> _Written task_
Your task is to repeat the lines below exactly, excluding any pictures they contain.
***
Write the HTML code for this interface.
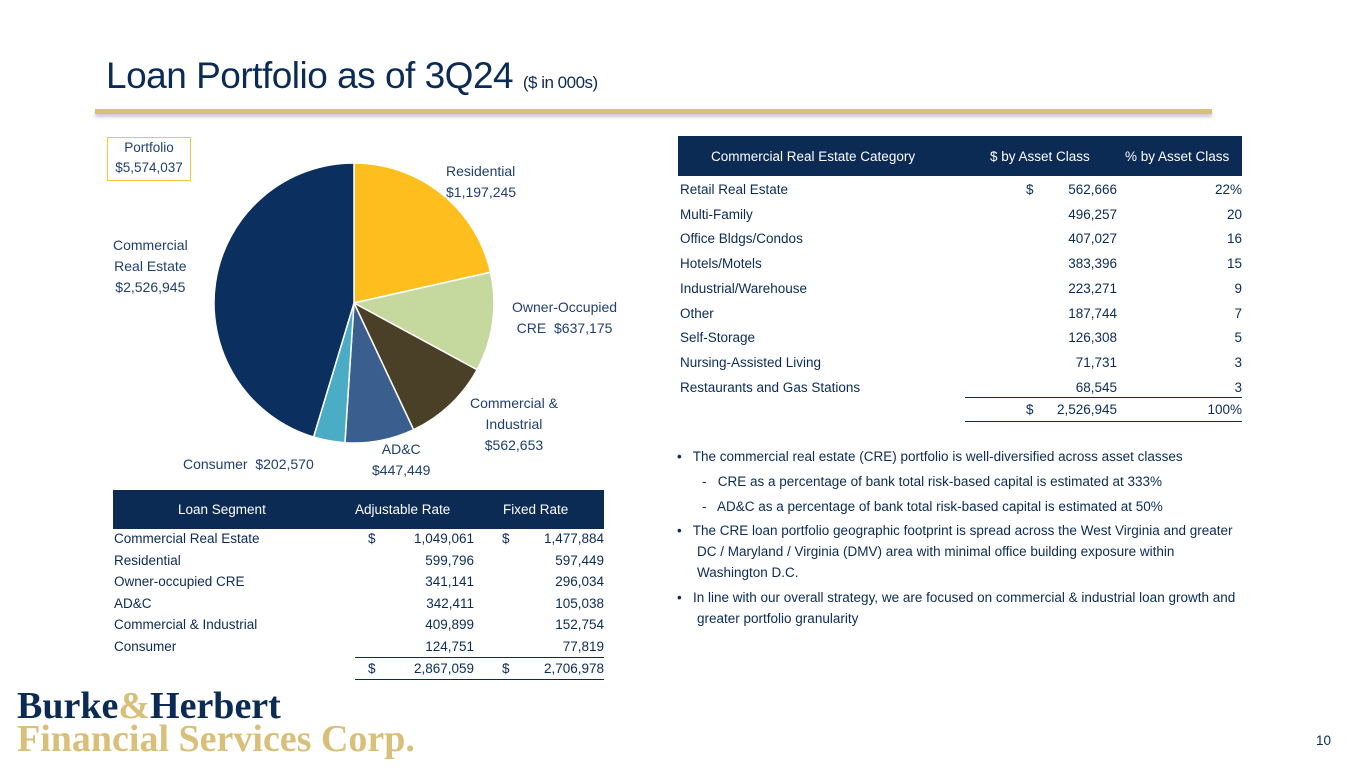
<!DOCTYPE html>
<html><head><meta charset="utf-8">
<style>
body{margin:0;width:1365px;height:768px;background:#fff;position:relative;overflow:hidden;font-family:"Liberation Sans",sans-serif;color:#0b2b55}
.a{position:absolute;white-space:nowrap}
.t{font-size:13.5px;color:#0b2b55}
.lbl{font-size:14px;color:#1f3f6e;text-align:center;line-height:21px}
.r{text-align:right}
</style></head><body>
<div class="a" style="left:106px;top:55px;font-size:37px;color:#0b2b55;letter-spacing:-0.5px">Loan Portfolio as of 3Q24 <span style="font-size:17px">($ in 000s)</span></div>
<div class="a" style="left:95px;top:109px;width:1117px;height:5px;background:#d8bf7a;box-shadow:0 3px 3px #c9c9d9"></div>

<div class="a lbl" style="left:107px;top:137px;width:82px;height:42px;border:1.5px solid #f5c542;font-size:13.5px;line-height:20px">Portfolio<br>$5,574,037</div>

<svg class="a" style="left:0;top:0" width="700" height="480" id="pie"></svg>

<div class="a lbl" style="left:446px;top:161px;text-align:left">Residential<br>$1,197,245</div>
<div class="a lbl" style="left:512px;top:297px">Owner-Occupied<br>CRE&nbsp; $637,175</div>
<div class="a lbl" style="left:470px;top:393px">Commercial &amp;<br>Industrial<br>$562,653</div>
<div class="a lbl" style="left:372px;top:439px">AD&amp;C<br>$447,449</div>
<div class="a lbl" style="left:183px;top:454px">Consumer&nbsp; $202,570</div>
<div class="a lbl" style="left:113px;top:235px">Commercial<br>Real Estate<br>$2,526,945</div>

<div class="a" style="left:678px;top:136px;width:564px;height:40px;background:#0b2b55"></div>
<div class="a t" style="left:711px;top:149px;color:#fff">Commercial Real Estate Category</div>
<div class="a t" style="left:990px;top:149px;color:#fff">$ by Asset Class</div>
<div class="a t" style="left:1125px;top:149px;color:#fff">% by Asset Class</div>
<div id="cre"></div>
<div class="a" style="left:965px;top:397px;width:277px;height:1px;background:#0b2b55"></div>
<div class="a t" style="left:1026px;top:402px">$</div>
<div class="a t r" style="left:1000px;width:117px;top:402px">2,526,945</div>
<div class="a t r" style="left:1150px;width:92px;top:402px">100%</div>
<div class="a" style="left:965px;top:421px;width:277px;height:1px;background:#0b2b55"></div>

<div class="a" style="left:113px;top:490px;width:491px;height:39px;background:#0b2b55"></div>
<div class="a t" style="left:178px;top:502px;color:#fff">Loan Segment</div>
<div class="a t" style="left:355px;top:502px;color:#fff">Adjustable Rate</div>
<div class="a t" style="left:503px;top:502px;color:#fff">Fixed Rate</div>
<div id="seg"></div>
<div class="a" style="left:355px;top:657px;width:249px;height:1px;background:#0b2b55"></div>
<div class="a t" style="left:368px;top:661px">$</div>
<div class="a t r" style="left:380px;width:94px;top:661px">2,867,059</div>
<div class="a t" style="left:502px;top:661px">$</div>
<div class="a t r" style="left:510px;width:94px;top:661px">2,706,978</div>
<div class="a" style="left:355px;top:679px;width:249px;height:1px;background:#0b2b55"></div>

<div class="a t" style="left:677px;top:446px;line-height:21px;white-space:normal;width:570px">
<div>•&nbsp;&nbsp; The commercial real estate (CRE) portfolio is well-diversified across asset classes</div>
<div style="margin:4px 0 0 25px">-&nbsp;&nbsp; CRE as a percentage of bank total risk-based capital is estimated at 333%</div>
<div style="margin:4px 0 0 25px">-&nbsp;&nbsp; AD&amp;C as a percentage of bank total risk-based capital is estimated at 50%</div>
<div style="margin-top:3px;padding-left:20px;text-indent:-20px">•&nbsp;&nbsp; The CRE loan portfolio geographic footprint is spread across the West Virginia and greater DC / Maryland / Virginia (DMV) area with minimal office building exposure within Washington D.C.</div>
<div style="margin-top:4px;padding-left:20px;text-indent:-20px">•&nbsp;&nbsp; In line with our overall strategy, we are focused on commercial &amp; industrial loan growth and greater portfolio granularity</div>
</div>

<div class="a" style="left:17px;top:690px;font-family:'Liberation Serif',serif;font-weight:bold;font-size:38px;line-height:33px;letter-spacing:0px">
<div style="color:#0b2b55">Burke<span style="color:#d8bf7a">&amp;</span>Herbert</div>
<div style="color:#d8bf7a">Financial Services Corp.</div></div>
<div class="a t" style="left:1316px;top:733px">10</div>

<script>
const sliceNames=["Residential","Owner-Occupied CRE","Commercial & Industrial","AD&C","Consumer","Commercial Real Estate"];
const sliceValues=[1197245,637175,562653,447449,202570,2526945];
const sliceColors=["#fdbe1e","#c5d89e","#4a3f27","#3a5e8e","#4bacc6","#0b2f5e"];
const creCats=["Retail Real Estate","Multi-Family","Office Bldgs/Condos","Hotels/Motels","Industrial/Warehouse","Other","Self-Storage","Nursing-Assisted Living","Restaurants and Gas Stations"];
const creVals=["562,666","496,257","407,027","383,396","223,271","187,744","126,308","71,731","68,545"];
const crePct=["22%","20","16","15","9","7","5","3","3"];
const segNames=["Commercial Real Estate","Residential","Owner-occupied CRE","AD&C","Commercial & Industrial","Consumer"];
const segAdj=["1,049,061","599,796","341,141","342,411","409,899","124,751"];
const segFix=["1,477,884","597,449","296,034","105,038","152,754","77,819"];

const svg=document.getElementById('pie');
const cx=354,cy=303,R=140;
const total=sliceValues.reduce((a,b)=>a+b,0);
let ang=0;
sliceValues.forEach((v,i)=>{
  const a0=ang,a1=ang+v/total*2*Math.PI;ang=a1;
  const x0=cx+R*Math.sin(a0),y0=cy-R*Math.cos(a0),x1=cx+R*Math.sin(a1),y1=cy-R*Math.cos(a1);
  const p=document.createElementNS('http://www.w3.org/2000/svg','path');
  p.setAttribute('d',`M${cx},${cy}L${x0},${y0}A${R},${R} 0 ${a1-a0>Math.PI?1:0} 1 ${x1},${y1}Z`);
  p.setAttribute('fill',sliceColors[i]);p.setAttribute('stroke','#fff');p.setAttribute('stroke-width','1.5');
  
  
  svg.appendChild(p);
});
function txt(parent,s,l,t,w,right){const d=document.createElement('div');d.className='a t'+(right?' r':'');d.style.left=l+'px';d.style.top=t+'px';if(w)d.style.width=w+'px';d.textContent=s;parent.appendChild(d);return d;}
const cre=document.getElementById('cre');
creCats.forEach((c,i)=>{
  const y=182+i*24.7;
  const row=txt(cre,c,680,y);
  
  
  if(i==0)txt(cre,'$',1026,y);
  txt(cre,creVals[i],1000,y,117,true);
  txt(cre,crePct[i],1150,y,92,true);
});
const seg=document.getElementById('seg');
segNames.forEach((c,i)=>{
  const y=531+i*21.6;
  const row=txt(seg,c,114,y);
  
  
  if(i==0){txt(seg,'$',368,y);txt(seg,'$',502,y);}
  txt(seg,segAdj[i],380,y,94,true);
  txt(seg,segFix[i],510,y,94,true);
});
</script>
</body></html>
***
> _Task response_
Write the HTML code for this interface.
<!DOCTYPE html>
<html><head><meta charset="utf-8">
<style>
body{margin:0;width:1365px;height:768px;background:#fff;position:relative;overflow:hidden;font-family:"Liberation Sans",sans-serif;color:#0b2b55}
.a{position:absolute;white-space:nowrap}
.t{font-size:13.5px;color:#0b2b55}
.lbl{font-size:14px;color:#1f3f6e;text-align:center;line-height:21px}
.r{text-align:right}
</style></head><body>
<div class="a" style="left:106px;top:55px;font-size:37px;color:#0b2b55;letter-spacing:-0.5px">Loan Portfolio as of 3Q24 <span style="font-size:17px">($ in 000s)</span></div>
<div class="a" style="left:95px;top:109px;width:1117px;height:5px;background:#d8bf7a;box-shadow:0 3px 3px #c9c9d9"></div>

<div class="a lbl" style="left:107px;top:137px;width:82px;height:42px;border:1.5px solid #f5c542;font-size:13.5px;line-height:20px">Portfolio<br>$5,574,037</div>

<svg class="a" style="left:0;top:0" width="700" height="480" id="pie"></svg>

<div class="a lbl" style="left:446px;top:161px;text-align:left">Residential<br>$1,197,245</div>
<div class="a lbl" style="left:512px;top:297px">Owner-Occupied<br>CRE&nbsp; $637,175</div>
<div class="a lbl" style="left:470px;top:393px">Commercial &amp;<br>Industrial<br>$562,653</div>
<div class="a lbl" style="left:372px;top:439px">AD&amp;C<br>$447,449</div>
<div class="a lbl" style="left:183px;top:454px">Consumer&nbsp; $202,570</div>
<div class="a lbl" style="left:113px;top:235px">Commercial<br>Real Estate<br>$2,526,945</div>

<div class="a" style="left:678px;top:136px;width:564px;height:40px;background:#0b2b55"></div>
<div class="a t" style="left:711px;top:149px;color:#fff">Commercial Real Estate Category</div>
<div class="a t" style="left:990px;top:149px;color:#fff">$ by Asset Class</div>
<div class="a t" style="left:1125px;top:149px;color:#fff">% by Asset Class</div>
<div id="cre"></div>
<div class="a" style="left:965px;top:397px;width:277px;height:1px;background:#0b2b55"></div>
<div class="a t" style="left:1026px;top:402px">$</div>
<div class="a t r" style="left:1000px;width:117px;top:402px">2,526,945</div>
<div class="a t r" style="left:1150px;width:92px;top:402px">100%</div>
<div class="a" style="left:965px;top:421px;width:277px;height:1px;background:#0b2b55"></div>

<div class="a" style="left:113px;top:490px;width:491px;height:39px;background:#0b2b55"></div>
<div class="a t" style="left:178px;top:502px;color:#fff">Loan Segment</div>
<div class="a t" style="left:355px;top:502px;color:#fff">Adjustable Rate</div>
<div class="a t" style="left:503px;top:502px;color:#fff">Fixed Rate</div>
<div id="seg"></div>
<div class="a" style="left:355px;top:657px;width:249px;height:1px;background:#0b2b55"></div>
<div class="a t" style="left:368px;top:661px">$</div>
<div class="a t r" style="left:380px;width:94px;top:661px">2,867,059</div>
<div class="a t" style="left:502px;top:661px">$</div>
<div class="a t r" style="left:510px;width:94px;top:661px">2,706,978</div>
<div class="a" style="left:355px;top:679px;width:249px;height:1px;background:#0b2b55"></div>

<div class="a t" style="left:677px;top:446px;line-height:21px;white-space:normal;width:570px">
<div>•&nbsp;&nbsp; The commercial real estate (CRE) portfolio is well-diversified across asset classes</div>
<div style="margin:4px 0 0 25px">-&nbsp;&nbsp; CRE as a percentage of bank total risk-based capital is estimated at 333%</div>
<div style="margin:4px 0 0 25px">-&nbsp;&nbsp; AD&amp;C as a percentage of bank total risk-based capital is estimated at 50%</div>
<div style="margin-top:3px;padding-left:20px;text-indent:-20px">•&nbsp;&nbsp; The CRE loan portfolio geographic footprint is spread across the West Virginia and greater DC / Maryland / Virginia (DMV) area with minimal office building exposure within Washington D.C.</div>
<div style="margin-top:4px;padding-left:20px;text-indent:-20px">•&nbsp;&nbsp; In line with our overall strategy, we are focused on commercial &amp; industrial loan growth and greater portfolio granularity</div>
</div>

<div class="a" style="left:17px;top:690px;font-family:'Liberation Serif',serif;font-weight:bold;font-size:38px;line-height:33px;letter-spacing:0px">
<div style="color:#0b2b55">Burke<span style="color:#d8bf7a">&amp;</span>Herbert</div>
<div style="color:#d8bf7a">Financial Services Corp.</div></div>
<div class="a t" style="left:1316px;top:733px">10</div>

<script>
const sliceNames=["Residential","Owner-Occupied CRE","Commercial & Industrial","AD&C","Consumer","Commercial Real Estate"];
const sliceValues=[1197245,637175,562653,447449,202570,2526945];
const sliceColors=["#fdbe1e","#c5d89e","#4a3f27","#3a5e8e","#4bacc6","#0b2f5e"];
const creCats=["Retail Real Estate","Multi-Family","Office Bldgs/Condos","Hotels/Motels","Industrial/Warehouse","Other","Self-Storage","Nursing-Assisted Living","Restaurants and Gas Stations"];
const creVals=["562,666","496,257","407,027","383,396","223,271","187,744","126,308","71,731","68,545"];
const crePct=["22%","20","16","15","9","7","5","3","3"];
const segNames=["Commercial Real Estate","Residential","Owner-occupied CRE","AD&C","Commercial & Industrial","Consumer"];
const segAdj=["1,049,061","599,796","341,141","342,411","409,899","124,751"];
const segFix=["1,477,884","597,449","296,034","105,038","152,754","77,819"];

const svg=document.getElementById('pie');
const cx=354,cy=303,R=140;
const total=sliceValues.reduce((a,b)=>a+b,0);
let ang=0;
sliceValues.forEach((v,i)=>{
  const a0=ang,a1=ang+v/total*2*Math.PI;ang=a1;
  const x0=cx+R*Math.sin(a0),y0=cy-R*Math.cos(a0),x1=cx+R*Math.sin(a1),y1=cy-R*Math.cos(a1);
  const p=document.createElementNS('http://www.w3.org/2000/svg','path');
  p.setAttribute('d',`M${cx},${cy}L${x0},${y0}A${R},${R} 0 ${a1-a0>Math.PI?1:0} 1 ${x1},${y1}Z`);
  p.setAttribute('fill',sliceColors[i]);p.setAttribute('stroke','#fff');p.setAttribute('stroke-width','1.5');
  
  
  svg.appendChild(p);
});
function txt(parent,s,l,t,w,right){const d=document.createElement('div');d.className='a t'+(right?' r':'');d.style.left=l+'px';d.style.top=t+'px';if(w)d.style.width=w+'px';d.textContent=s;parent.appendChild(d);return d;}
const cre=document.getElementById('cre');
creCats.forEach((c,i)=>{
  const y=182+i*24.7;
  const row=txt(cre,c,680,y);
  
  
  if(i==0)txt(cre,'$',1026,y);
  txt(cre,creVals[i],1000,y,117,true);
  txt(cre,crePct[i],1150,y,92,true);
});
const seg=document.getElementById('seg');
segNames.forEach((c,i)=>{
  const y=531+i*21.6;
  const row=txt(seg,c,114,y);
  
  
  if(i==0){txt(seg,'$',368,y);txt(seg,'$',502,y);}
  txt(seg,segAdj[i],380,y,94,true);
  txt(seg,segFix[i],510,y,94,true);
});
</script>
</body></html>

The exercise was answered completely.